Carpentry is still Ford’s hobby and, as he describes it, his delight. Han Solo and Indiana Jones made him rich. “I am very, very rich,” he tells a reporter. “That’s what you wanted to hear, isn’t it? Usually, I just demur. People would like to know exactly how rich I am, but it’s none of their goddam business.” Of course not, but it is safe to guess that he is probably rich enough to buy Louis XIV’s favorite armchair–and everything else in the palace of Versailles. But who would want such froufrou when he could have a genuine Harrison Ford bedside table? “It looks like a bedside table, and that’s why I like it,” says Ford, sounding like a boy in the first stage of puppy love. “It’s a simple piece with turned legs and a band-sawed skirt. I just like the work itself.”
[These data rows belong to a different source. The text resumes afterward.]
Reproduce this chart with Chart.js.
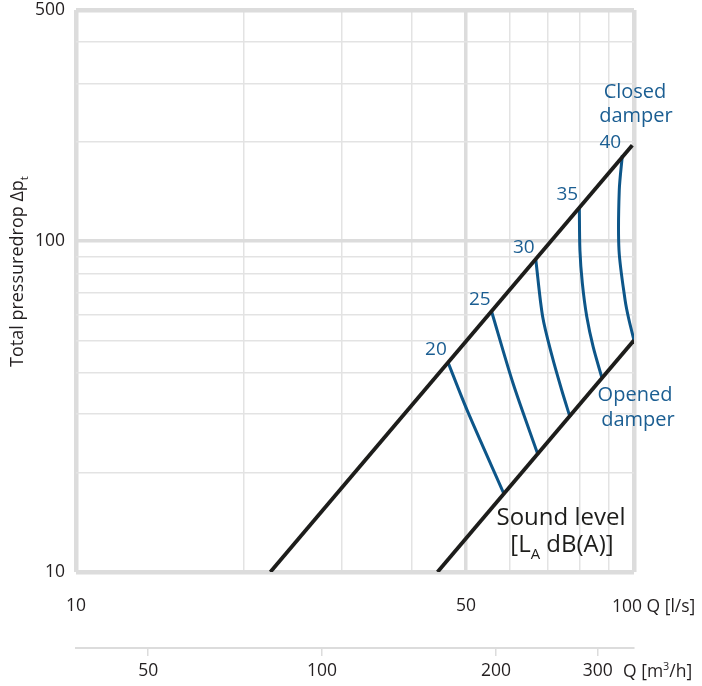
<!DOCTYPE html>
<html>
<head>
<meta charset="utf-8">
<script src="https://cdn.jsdelivr.net/npm/chart.js@4.4.1/dist/chart.umd.min.js"></script>
<style>
  html, body { margin: 0; padding: 0; background: #fff; }
  #wrap { width: 702px; height: 686px; position: relative; }
</style>
</head>
<body>
<div id="wrap"><canvas id="chart"></canvas></div>
<script>
// axis ticks (flow Q in l/s, pressure drop, flow in m3/h)
const qTicks = [10, 20, 30, 40, 50, 60, 70, 80, 90, 100];
const qLabels = { 10: '10', 50: '50' };
const pTicks = [10, 20, 30, 40, 50, 60, 70, 80, 90, 100, 200, 300, 400, 500];
const pLabels = { 10: '10', 100: '100', 500: '500' };
const m3hTicks = [50, 100, 200, 300];

// damper limit lines
const closedQ = [22.3, 99.3];
const closedP = [10, 195];
const openedQ = [44.45, 100];
const openedP = [10, 50.2];

// sound level curves, from closed line down to opened line
const soundLevels = [20, 25, 30, 35, 40];
const level20Q = [46.4, 50.2, 58.4];
const level20P = [43.1, 30.9, 17.3];
const level25Q = [55.6, 60.7, 67.3];
const level25P = [61.1, 37.2, 22.6];
const level30Q = [66.7, 68.6, 71.3, 74.2, 76.8];
const level30P = [87.6, 59.1, 45.0, 35.5, 29.4];
const level35Q = [79.8, 80.0, 80.8, 82.3, 84.5, 87.5];
const level35P = [126.9, 93.9, 74.7, 59.1, 47.9, 38.9];
const level40Q = [95.3, 94.1, 94.0, 96.4, 97.8, 100];
const level40P = [181.9, 142.6, 93.9, 66.3, 58.5, 50.2];

const levelQ = [level20Q, level25Q, level30Q, level35Q, level40Q];
const levelP = [level20P, level25P, level30P, level35P, level40P];

const BLACK = '#1d1d1b';
const BLUE = '#0d5689';
const TEXT_BLUE = '#1b5e92';
const LABEL = '#231f20';
const GRID = '#e3e3e3';
const FRAME = '#dcdcdc';
const FONT = "'Open Sans', sans-serif";

Chart.defaults.font.family = FONT;

const zip = (xs, ys) => xs.map((v, i) => ({ x: v, y: ys[i] }));

const datasets = [
    { data: zip(closedQ, closedP), borderColor: BLACK, borderWidth: 3.8 },
    { data: zip(openedQ, openedP), borderColor: BLACK, borderWidth: 3.8 }
];
soundLevels.forEach((lvl, i) => {
    datasets.push({
        label: String(lvl),
        data: zip(levelQ[i], levelP[i]),
        borderColor: BLUE,
        borderWidth: 3,
        tension: 0.3
    });
});
datasets.forEach(d => {
    d.showLine = true;
    d.pointRadius = 0;
    d.fill = false;
});

// grid widths: frame at the ends, heavier line at 50 / 100
const gridWidth = (v, lo, hi, heavy) => {
    if (v === lo || v === hi) return 4.5;
    if (v === heavy) return 3.5;
    return 1.5;
};
const gridColor = (v, lo, hi, heavy) => (v === lo || v === hi || v === heavy) ? FRAME : GRID;

// draw a string made of parts, some as sub/superscript
function richText(ctx, parts, x, y, size, color, align) {
    ctx.save();
    ctx.fillStyle = color;
    ctx.textBaseline = 'alphabetic';
    ctx.textAlign = 'left';
    let w = 0;
    parts.forEach(p => {
        const s = p.sub || p.sup ? size * 0.62 : size;
        ctx.font = s + 'px ' + FONT;
        p.w = ctx.measureText(p.t).width;
        w += p.w;
    });
    let cx = align === 'center' ? x - w / 2 : x;
    parts.forEach(p => {
        const s = p.sub || p.sup ? size * 0.62 : size;
        ctx.font = s + 'px ' + FONT;
        let dy = 0;
        if (p.sub) dy = size * 0.28;
        if (p.sup) dy = -size * 0.4;
        ctx.fillText(p.t, cx, y + dy);
        cx += p.w;
    });
    ctx.restore();
}

const notes = {
    id: 'notes',
    afterDatasetsDraw(chart) {
        const { ctx, scales: { x, y } } = chart;
        const right = x.getPixelForValue(100);

        // sound level numbers at the top of each curve
        soundLevels.forEach((lvl, i) => {
            const px = x.getPixelForValue(levelQ[i][0]);
            const py = y.getPixelForValue(levelP[i][0]);
            richText(ctx, [{ t: String(lvl) }], px - 12, py - 7, 19, TEXT_BLUE, 'center');
        });

        richText(ctx, [{ t: 'Closed' }], right + 1, 98, 20, TEXT_BLUE, 'center');
        richText(ctx, [{ t: 'damper' }], right + 2, 122, 20, TEXT_BLUE, 'center');
        richText(ctx, [{ t: 'Opened' }], right + 1, 401, 20, TEXT_BLUE, 'center');
        richText(ctx, [{ t: 'damper' }], right + 4, 426, 20, TEXT_BLUE, 'center');

        richText(ctx, [{ t: 'Sound level' }], 561, 525, 24, BLACK, 'center');
        richText(ctx, [{ t: '[L' }, { t: 'A', sub: true }, { t: ' dB(A)]' }], 562, 552, 24, BLACK, 'center');

        // axis units
        richText(ctx, [{ t: '100 Q [l/s]' }], right - 22, 612, 17.5, LABEL, 'left');
        richText(ctx, [{ t: 'Q [m' }, { t: '3', sup: true }, { t: '/h]' }], 623, 677, 17.5, LABEL, 'left');

        // y axis title
        ctx.save();
        ctx.translate(23, 367);
        ctx.rotate(-Math.PI / 2);
        richText(ctx, [{ t: 'Total pressuredrop \u0394p' }, { t: 't', sub: true }], 0, 0, 18, LABEL, 'left');
        ctx.restore();
    }
};

const tickFont = { family: FONT, size: 17.5 };

new Chart(document.getElementById('chart'), {
    type: 'scatter',
    data: { datasets: datasets },
    options: {
        responsive: true,
        maintainAspectRatio: false,
        animation: false,
        layout: { padding: { top: 10, right: 68, left: 0, bottom: 0 } },
        plugins: { legend: { display: false }, tooltip: { enabled: false } },
        scales: {
            x: {
                type: 'logarithmic',
                position: 'bottom',
                weight: 0,
                min: 10,
                max: 100,
                afterBuildTicks: s => { s.ticks = qTicks.map(v => ({ value: v })); },
                afterFit: s => { s.height = 76; s.paddingLeft = 0; s.paddingRight = 0; },
                grid: {
                    drawTicks: false,
                    color: c => gridColor(c.tick && c.tick.value, 10, 100, 50),
                    lineWidth: c => gridWidth(c.tick && c.tick.value, 10, 100, 50)
                },
                border: { display: false },
                ticks: {
                    autoSkip: false,
                    maxRotation: 0,
                    padding: 24,
                    color: LABEL,
                    font: tickFont,
                    callback: v => qLabels[v] || ''
                }
            },
            x2: {
                type: 'logarithmic',
                position: 'bottom',
                weight: 1,
                min: 37.5,
                max: 346.6,
                afterBuildTicks: s => { s.ticks = m3hTicks.map(v => ({ value: v })); },
                afterFit: s => { s.height = 38; s.paddingLeft = 0; s.paddingRight = 0; },
                grid: { drawOnChartArea: false, drawTicks: true, tickLength: 8, color: FRAME, lineWidth: 1.5 },
                border: { display: true, color: FRAME, width: 2 },
                ticks: {
                    autoSkip: false,
                    maxRotation: 0,
                    padding: 5,
                    color: LABEL,
                    font: tickFont,
                    callback: v => String(v)
                }
            },
            y: {
                type: 'logarithmic',
                min: 10,
                max: 500,
                afterBuildTicks: s => { s.ticks = pTicks.map(v => ({ value: v })); },
                afterFit: s => { s.width = 76; s.paddingTop = 0; s.paddingBottom = 0; },
                grid: {
                    drawTicks: false,
                    color: c => gridColor(c.tick && c.tick.value, 10, 500, 100),
                    lineWidth: c => gridWidth(c.tick && c.tick.value, 10, 500, 100)
                },
                border: { display: false },
                ticks: {
                    autoSkip: false,
                    padding: 11,
                    color: LABEL,
                    font: tickFont,
                    callback: v => pLabels[v] || ''
                }
            }
        }
    },
    plugins: [notes]
});
</script>
</body>
</html>
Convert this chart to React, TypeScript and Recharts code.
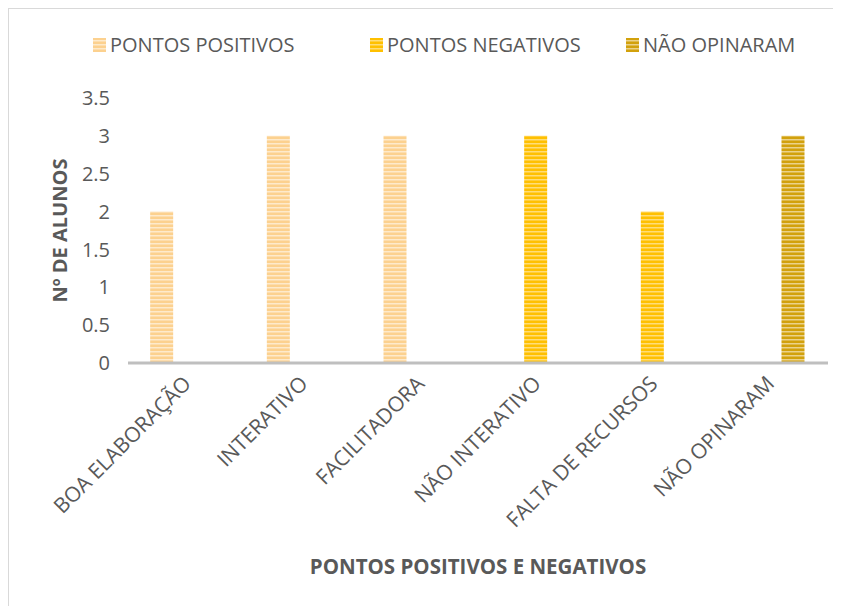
import React from 'react';
import { BarChart, Bar, XAxis, YAxis, Legend } from 'recharts';

const categories = ['BOA ELABORAÇÃO', 'INTERATIVO', 'FACILITADORA', 'NÃO INTERATIVO', 'FALTA DE RECURSOS', 'NÃO OPINARAM'];
const positivos = [2, 3, 3, 0, 0, 0];
const negativos = [0, 0, 0, 3, 2, 0];
const naoOpinaram = [0, 0, 0, 0, 0, 3];
const yTicks = [0, 0.5, 1, 1.5, 2, 2.5, 3, 3.5];

const seriesNames = ['PONTOS POSITIVOS', 'PONTOS NEGATIVOS', 'NÃO OPINARAM'];

const data = categories.map((c, i) => ({
  name: c,
  pos: positivos[i],
  neg: negativos[i],
  nao: naoOpinaram[i],
}));

const FONT = '"Open Sans", "Noto Sans", sans-serif';
const TEXT = '#595959';

const patterns = [
  { id: 'patPos', base: '#FCD18F', light: '#FEEACB' },
  { id: 'patNeg', base: '#FFC000', light: '#FFDD77' },
  { id: 'patNao', base: '#D2A10C', light: '#EBD28A' },
];

const legendX = [84, 361, 617];

const Patterns = () => (
  <svg width={0} height={0} style={{ position: 'absolute' }}>
    <defs>
      {patterns.map((p) => (
        <pattern key={p.id} id={p.id} patternUnits="userSpaceOnUse" width={8} height={4}>
          <rect x={0} y={0} width={8} height={4} fill={p.base} />
          <rect x={0} y={2} width={8} height={1.5} fill={p.light} />
        </pattern>
      ))}
    </defs>
  </svg>
);

const LegendContent = () => (
  <div style={{ position: 'relative', height: 26, fontFamily: FONT, fontSize: 20, color: TEXT, lineHeight: '26px' }}>
    {seriesNames.map((n, i) => (
      <div key={n} style={{ position: 'absolute', left: legendX[i], top: 0, display: 'flex', alignItems: 'center', whiteSpace: 'nowrap' }}>
        <svg width={13} height={14} style={{ marginRight: 4 }}>
          <rect x={0} y={0} width={13} height={14} fill={`url(#${patterns[i].id})`} />
        </svg>
        <span>{n}</span>
      </div>
    ))}
  </div>
);

const XTick = (props: any) => {
  const { x, y, payload } = props;
  return (
    <text
      transform={`translate(${x + 6},${y + 14}) rotate(-45)`}
      textAnchor="end"
      fontFamily={FONT}
      fontSize={21}
      fill={TEXT}
    >
      {payload.value}
    </text>
  );
};

export default function App() {
  return (
    <div style={{ position: 'relative', width: 840, height: 600, borderLeft: '1px solid #D9D9D9', borderTop: '1px solid #D9D9D9', background: '#fff' }}>
      <Patterns />
      <BarChart
        width={833}
        height={597}
        data={data}
        margin={{ top: 63, right: 14, left: 59, bottom: 10 }}
        barCategoryGap="19%"
        barGap={1}
      >
        <Legend verticalAlign="top" content={<LegendContent />} wrapperStyle={{ top: 23, left: 0, width: 833 }} />
        <XAxis
          dataKey="name"
          axisLine={{ stroke: '#BFBFBF', strokeWidth: 3 }}
          tickLine={false}
          tick={<XTick />}
          interval={0}
          height={233}
          label={{ value: 'PONTOS POSITIVOS E NEGATIVOS', position: 'insideBottom', offset: 22, fontFamily: FONT, fontSize: 20.5, fontWeight: 'bold', fill: TEXT }}
        />
        <YAxis
          domain={[0, 3.5]}
          ticks={yTicks}
          axisLine={false}
          tickLine={false}
          tickMargin={12}
          width={60}
          tick={{ fontFamily: FONT, fontSize: 20, fill: TEXT }}
          label={{ value: 'Nº DE ALUNOS', angle: -90, position: 'center', dx: -38, fontFamily: FONT, fontSize: 20, fontWeight: 'bold', fill: TEXT }}
        />
        <Bar dataKey="pos" name={seriesNames[0]} fill="url(#patPos)" isAnimationActive={false} />
        <Bar dataKey="neg" name={seriesNames[1]} fill="url(#patNeg)" isAnimationActive={false} />
        <Bar dataKey="nao" name={seriesNames[2]} fill="url(#patNao)" isAnimationActive={false} />
      </BarChart>
    </div>
  );
}
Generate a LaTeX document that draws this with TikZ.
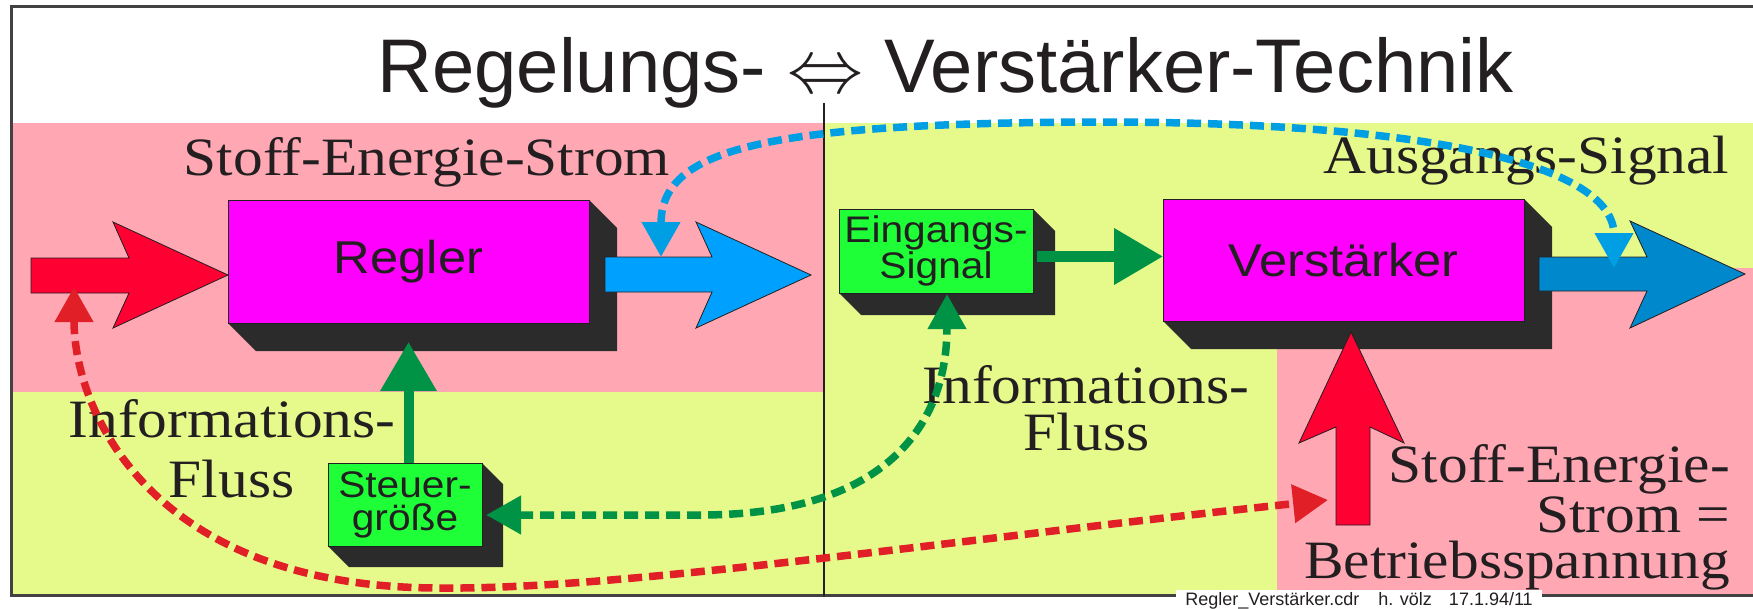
\documentclass[tikz,border=0pt]{standalone}
\usepackage{fontspec}
\setmainfont{Liberation Serif}
\newfontfamily\headfont{Liberation Sans}
\newfontfamily\blockfont[FakeStretch=1.1]{Liberation Sans}
\newfontfamily\notefont[FakeStretch=1.1]{Liberation Serif}
\usetikzlibrary{arrows.meta,calc}

\definecolor{ink}{HTML}{231F20}
\definecolor{rosebg}{HTML}{FFA8B4}
\definecolor{limebg}{HTML}{E6FA8C}
\definecolor{blockmag}{HTML}{FF00FF}
\definecolor{blockgreen}{HTML}{1EFF37}
\definecolor{blockdepth}{HTML}{2B2B2B}
\definecolor{energyred}{HTML}{FF0033}
\definecolor{dashred}{HTML}{E11F26}
\definecolor{outblue}{HTML}{00A0FF}
\definecolor{outbluedark}{HTML}{0088CC}
\definecolor{dashblue}{HTML}{009FE3}
\definecolor{infogreen}{HTML}{009245}

\pgfdeclarelayer{paper}
\pgfdeclarelayer{depth}
\pgfsetlayers{paper,depth,main}

% 3D extrusion below and right of a block node: #1 node name, #2 depth
\newcommand\dropshade[2]{%
  \begin{pgfonlayer}{depth}
    \fill[blockdepth] (#1.north east) -- ++(#2,#2) -- ($(#1.south east)+(#2,#2)$)
      -- ($(#1.south west)+(#2,#2)$) -- (#1.south west) -- (#1.south east) -- cycle;
  \end{pgfonlayer}}

\begin{document}
\begin{tikzpicture}[x=1pt, y=-1pt,
  magbox/.style={draw=ink, line width=1pt, fill=blockmag, inner sep=0pt, outer sep=0pt,
    text=ink, font=\blockfont\fontsize{46}{50}\selectfont, minimum width=361pt},
  greenbox/.style={draw=ink, line width=1pt, fill=blockgreen, inner sep=0pt, outer sep=0pt,
    text=ink, align=center, font=\blockfont\fontsize{37}{33}\selectfont},
  note/.style={inner sep=0pt, text=ink, font=\notefont\fontsize{54}{54}\selectfont},
  fatarrow/.style={draw=ink, line width=0.8pt, line join=miter},
  signal/.style={infogreen, line width=10.5pt, -{Triangle[length=49pt,width=54pt]}},
  flow/.style={line width=7.5pt, dash pattern=on 14pt off 7pt,
    {Triangle[length=35pt,width=37pt]}-{Triangle[length=35pt,width=37pt]}},
]
\useasboundingbox (0,0) rectangle (1753,608);

% coloured fields
\begin{pgfonlayer}{paper}
  \fill[white] (0,0) rectangle (1753,608);
  \fill[rosebg] (11,123) rectangle (824,392);
  \fill[limebg] (11,392) rectangle (824,595);
  \fill[limebg] (824,123) rectangle (1753,595);
  \fill[rosebg] (1277,268) rectangle (1753,595);
\end{pgfonlayer}

% frame and divider
\draw[ink!85, line width=3pt, line join=miter] (1760,6) -- (11,6) -- (11,595.5) -- (1760,595.5);
\draw[ink, line width=2.5pt] (824,103) -- (824,595.5);

% heading
\node[anchor=base, inner sep=0pt, text=ink, font=\headfont\fontsize{76}{80}\selectfont]
  (title) at (945.5,92) {Regelungs- \scalebox{7.6}{\normalsize$\Leftrightarrow$} Verstärker-Technik};

% field labels
\node[note, anchor=base] (sesL) at (427,175) {Stoff-Energie-Strom};
\node[note, anchor=base] (infL1) at (232,437) {Informations-};
\node[note, anchor=base] (infL2) at (231.5,497) {Fluss};
\node[note, anchor=base] (infR1) at (1086,403) {Informations-};
\node[note, anchor=base] (infR2) at (1086.5,450) {Fluss};
\node[note, anchor=base] (outsig) at (1526.5,173) {Ausgangs-Signal};
\node[note, anchor=base east] (sesR1) at (1730,482) {Stoff-Energie-};
\node[note, anchor=base east] (sesR2) at (1730,532) {Strom =};
\node[note, anchor=base east] (sesR3) at (1730,578) {Betriebsspannung};

% blocks
\node[magbox, minimum height=123pt] (regler) at (408.5,261.5) {Regler};
\node[magbox, minimum height=122pt] (verst) at (1343.5,260) {Verstärker};
\node[greenbox, minimum width=194pt, minimum height=84pt] (eing) at (936,251) {Eingangs-\\Signal};
\node[greenbox, minimum width=154pt, minimum height=83pt] (steuer) at (405,504.5) {Steuer-\\größe};
\dropshade{regler}{28}
\dropshade{verst}{28}
\dropshade{eing}{22}
\dropshade{steuer}{21}

% broad energy arrows
\filldraw[fatarrow, fill=energyred] (31,258) -- (129,258) -- (113,222) -- (228,275)
  -- (113,328) -- (129,293) -- (31,293) -- cycle;
\filldraw[fatarrow, fill=outblue] (605,257) -- (712,257) -- (696,222) -- (811,275)
  -- (696,328) -- (712,292) -- (605,292) -- cycle;
\filldraw[fatarrow, fill=outbluedark] (1539,257) -- (1647,257) -- (1630,221) -- (1745,274)
  -- (1630,328) -- (1647,291) -- (1539,291) -- cycle;
\filldraw[fatarrow, fill=energyred] (1336,525) -- (1336,427) -- (1299,443) -- (1351,332)
  -- (1404,443) -- (1370,427) -- (1370,525) -- cycle;

% information arrows
\path ($(eing.east)+(4,5.5)$) coordinate (sigA);
\draw[signal] (sigA) -- (sigA -| verst.west);
\draw[signal, line width=10pt] (steuer.north -| regler.south) -- ($(regler.south)+(0,19)$);

% dashed correspondences
\coordinate (fbA) at (661,257);
\coordinate (fbB) at (1614,268);
\coordinate (gA) at (486,515);
\coordinate (gB) at (947,294);
\coordinate (rA) at (74,287);
\coordinate (rB) at (1328,500);
\draw[flow, dashblue] (fbA) .. controls (661,150) and (760,123) .. (1100,122)
  .. controls (1430,122) and (1614,165) .. (fbB);
\draw[flow, infogreen] (gA) -- (700,515) .. controls (880,515) and (947,430) .. (gB);
\draw[flow, dashred] (rA) .. controls (74,410) and (150,588) .. (440,588)
  .. controls (620,590) and (950,540) .. (rB);

% file note
\node[fill=white, inner xsep=9pt, inner ysep=1.5pt, anchor=base, text=ink,
  font=\headfont\fontsize{18}{18}\selectfont] (foot) at (1359,605)
  {Regler\_Verstärker.cdr\hspace{19pt}h. völz\hspace{17pt}17.1.94/11};
\end{tikzpicture}
\end{document}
Fanatical about keeping his life private, Ford is known as one of the hardest interviews in Hollywood. He refuses even to say what kinds of cars he drives. “I drive a red car and I drive a black car,” he reluctantly admits. “But that’s all I want to say, more or less. It’s too personal.” He is building –which is to say he is actually constructing–a house in the Santa Monica Mountains for himself and his second wife Melissa Mathison, who wrote the screenplay for E.T. He also has a hideaway someplace in Wyoming. “I don’t want to get more specific,” he says, fearing, apparently, that he will be cornered and trapped in that little state, which is, after all, only about twice the size of England. But there he probably does relax, and perhaps even forgets for a while about keeping in trim for his next Indiana Jones film, which is scheduled to begin shooting next January. “I’m just an ordinary 42- year-old creaky bag of bones,” he says, “and I have to work out to get in shape for a film.”